SUPPLIED MATERIAL
^^^^^^^^

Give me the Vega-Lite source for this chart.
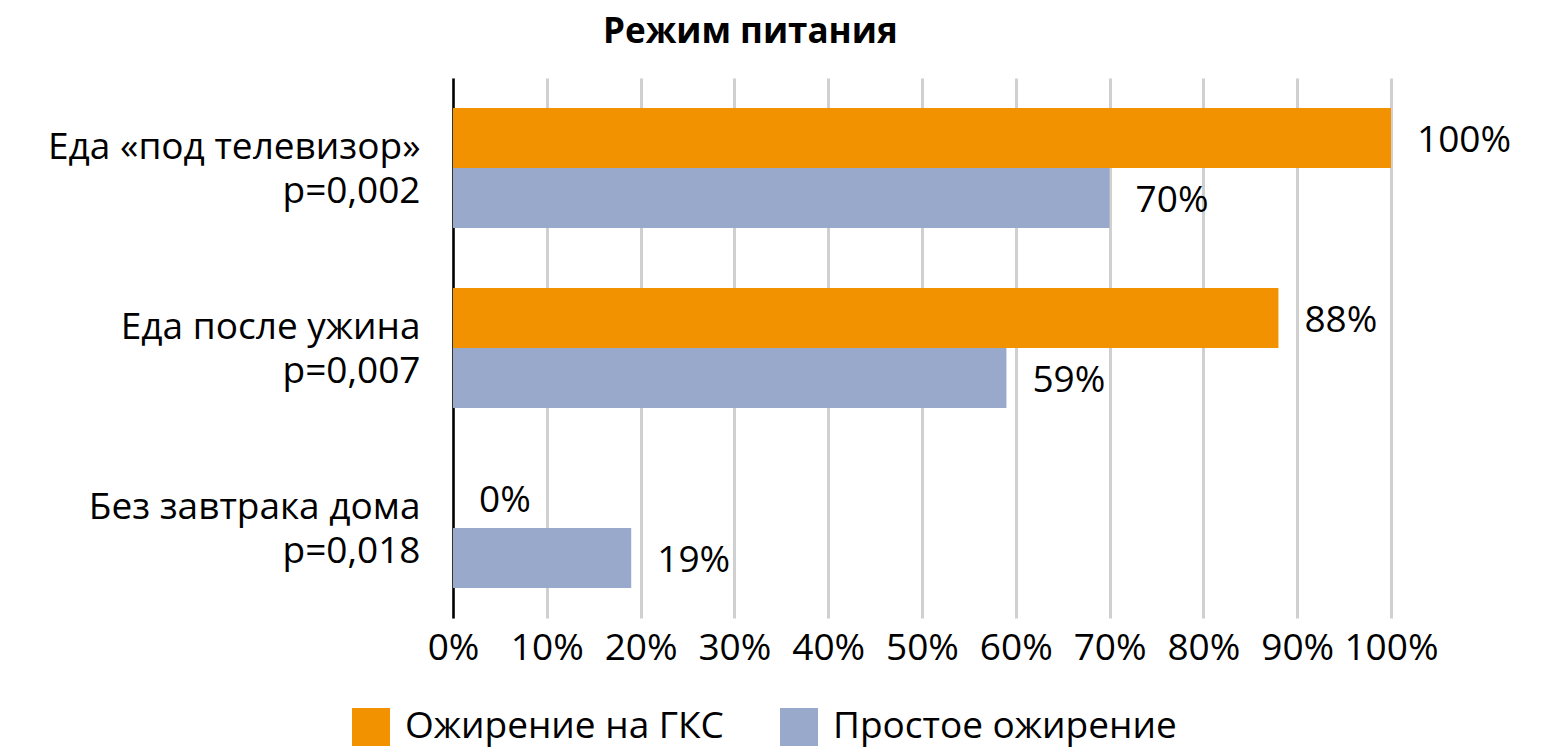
{
  "$schema": "https://vega.github.io/schema/vega-lite/v6.json",
  "autosize": "none",
  "padding": {"left": 453, "top": 78, "right": 154, "bottom": 138},
  "width": 938,
  "height": 540,
  "background": "white",
  "title": {
    "text": "Режим питания",
    "anchor": "start",
    "frame": "group",
    "dx": 150,
    "offset": 28,
    "fontSize": 35,
    "fontWeight": "bold",
    "font": "Open Sans",
    "color": "black"
  },
  "config": {
    "font": "Open Sans",
    "view": {"stroke": null}
  },
  "data": {
    "values": [
      {"group": "Еда «под телевизор»|p=0,002", "series": "Ожирение на ГКС", "value": 1.0},
      {"group": "Еда «под телевизор»|p=0,002", "series": "Простое ожирение", "value": 0.7},
      {"group": "Еда после ужина|p=0,007", "series": "Ожирение на ГКС", "value": 0.88},
      {"group": "Еда после ужина|p=0,007", "series": "Простое ожирение", "value": 0.59},
      {"group": "Без завтрака дома|p=0,018", "series": "Ожирение на ГКС", "value": 0},
      {"group": "Без завтрака дома|p=0,018", "series": "Простое ожирение", "value": 0.19}
    ]
  },
  "encoding": {
    "y": {
      "field": "group",
      "type": "nominal",
      "sort": null,
      "title": null,
      "scale": {"paddingInner": 0.3333, "paddingOuter": 0.1667},
      "axis": {
        "domain": true,
        "domainColor": "black",
        "domainWidth": 2.5,
        "ticks": false,
        "labelPadding": 33,
        "labelFontSize": 37,
        "labelColor": "black",
        "labelLineHeight": 44,
        "labelOffset": -20,
        "labelLimit": 500,
        "labelExpr": "split(datum.label, '|')"
      }
    },
    "yOffset": {
      "field": "series",
      "type": "nominal",
      "scale": {"domain": ["Ожирение на ГКС", "Простое ожирение"]}
    }
  },
  "layer": [
    {
      "mark": {"type": "bar"},
      "encoding": {
        "x": {
          "field": "value",
          "type": "quantitative",
          "title": null,
          "scale": {"domain": [0, 1]},
          "axis": {
            "values": [0, 0.1, 0.2, 0.3, 0.4, 0.5, 0.6, 0.7, 0.8, 0.9, 1],
            "format": ".0%",
            "grid": true,
            "gridColor": "#d0d0d0",
            "gridWidth": 3,
            "domain": false,
            "ticks": false,
            "labelFontSize": 37,
            "labelColor": "black",
            "labelPadding": 12,
            "labelFlush": false
          }
        },
        "color": {
          "field": "series",
          "type": "nominal",
          "scale": {
            "domain": ["Ожирение на ГКС", "Простое ожирение"],
            "range": ["#f29200", "#98a9cc"]
          },
          "legend": {
            "title": null,
            "orient": "none",
            "direction": "horizontal",
            "legendX": -101,
            "legendY": 630,
            "symbolType": "square",
            "symbolSize": 1444,
            "symbolStrokeWidth": 0,
            "labelFontSize": 37,
            "labelColor": "black",
            "labelOffset": 15,
            "labelLimit": 500,
            "columnPadding": 56
          }
        }
      }
    },
    {
      "mark": {"type": "text", "align": "left", "baseline": "middle", "dx": 26, "dy": 3, "fontSize": 37, "color": "black"},
      "encoding": {
        "x": {"field": "value", "type": "quantitative"},
        "text": {"field": "value", "type": "quantitative", "format": ".0%"}
      }
    }
  ]
}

^^^^^^^^

EXERCISE TASK
Images in the data above are to be skipped. Retype all other material exactly.

TASK OUTPUT
Give me the Vega-Lite source for this chart.
{
  "$schema": "https://vega.github.io/schema/vega-lite/v6.json",
  "autosize": "none",
  "padding": {"left": 453, "top": 78, "right": 154, "bottom": 138},
  "width": 938,
  "height": 540,
  "background": "white",
  "title": {
    "text": "Режим питания",
    "anchor": "start",
    "frame": "group",
    "dx": 150,
    "offset": 28,
    "fontSize": 35,
    "fontWeight": "bold",
    "font": "Open Sans",
    "color": "black"
  },
  "config": {
    "font": "Open Sans",
    "view": {"stroke": null}
  },
  "data": {
    "values": [
      {"group": "Еда «под телевизор»|p=0,002", "series": "Ожирение на ГКС", "value": 1.0},
      {"group": "Еда «под телевизор»|p=0,002", "series": "Простое ожирение", "value": 0.7},
      {"group": "Еда после ужина|p=0,007", "series": "Ожирение на ГКС", "value": 0.88},
      {"group": "Еда после ужина|p=0,007", "series": "Простое ожирение", "value": 0.59},
      {"group": "Без завтрака дома|p=0,018", "series": "Ожирение на ГКС", "value": 0},
      {"group": "Без завтрака дома|p=0,018", "series": "Простое ожирение", "value": 0.19}
    ]
  },
  "encoding": {
    "y": {
      "field": "group",
      "type": "nominal",
      "sort": null,
      "title": null,
      "scale": {"paddingInner": 0.3333, "paddingOuter": 0.1667},
      "axis": {
        "domain": true,
        "domainColor": "black",
        "domainWidth": 2.5,
        "ticks": false,
        "labelPadding": 33,
        "labelFontSize": 37,
        "labelColor": "black",
        "labelLineHeight": 44,
        "labelOffset": -20,
        "labelLimit": 500,
        "labelExpr": "split(datum.label, '|')"
      }
    },
    "yOffset": {
      "field": "series",
      "type": "nominal",
      "scale": {"domain": ["Ожирение на ГКС", "Простое ожирение"]}
    }
  },
  "layer": [
    {
      "mark": {"type": "bar"},
      "encoding": {
        "x": {
          "field": "value",
          "type": "quantitative",
          "title": null,
          "scale": {"domain": [0, 1]},
          "axis": {
            "values": [0, 0.1, 0.2, 0.3, 0.4, 0.5, 0.6, 0.7, 0.8, 0.9, 1],
            "format": ".0%",
            "grid": true,
            "gridColor": "#d0d0d0",
            "gridWidth": 3,
            "domain": false,
            "ticks": false,
            "labelFontSize": 37,
            "labelColor": "black",
            "labelPadding": 12,
            "labelFlush": false
          }
        },
        "color": {
          "field": "series",
          "type": "nominal",
          "scale": {
            "domain": ["Ожирение на ГКС", "Простое ожирение"],
            "range": ["#f29200", "#98a9cc"]
          },
          "legend": {
            "title": null,
            "orient": "none",
            "direction": "horizontal",
            "legendX": -101,
            "legendY": 630,
            "symbolType": "square",
            "symbolSize": 1444,
            "symbolStrokeWidth": 0,
            "labelFontSize": 37,
            "labelColor": "black",
            "labelOffset": 15,
            "labelLimit": 500,
            "columnPadding": 56
          }
        }
      }
    },
    {
      "mark": {"type": "text", "align": "left", "baseline": "middle", "dx": 26, "dy": 3, "fontSize": 37, "color": "black"},
      "encoding": {
        "x": {"field": "value", "type": "quantitative"},
        "text": {"field": "value", "type": "quantitative", "format": ".0%"}
      }
    }
  ]
}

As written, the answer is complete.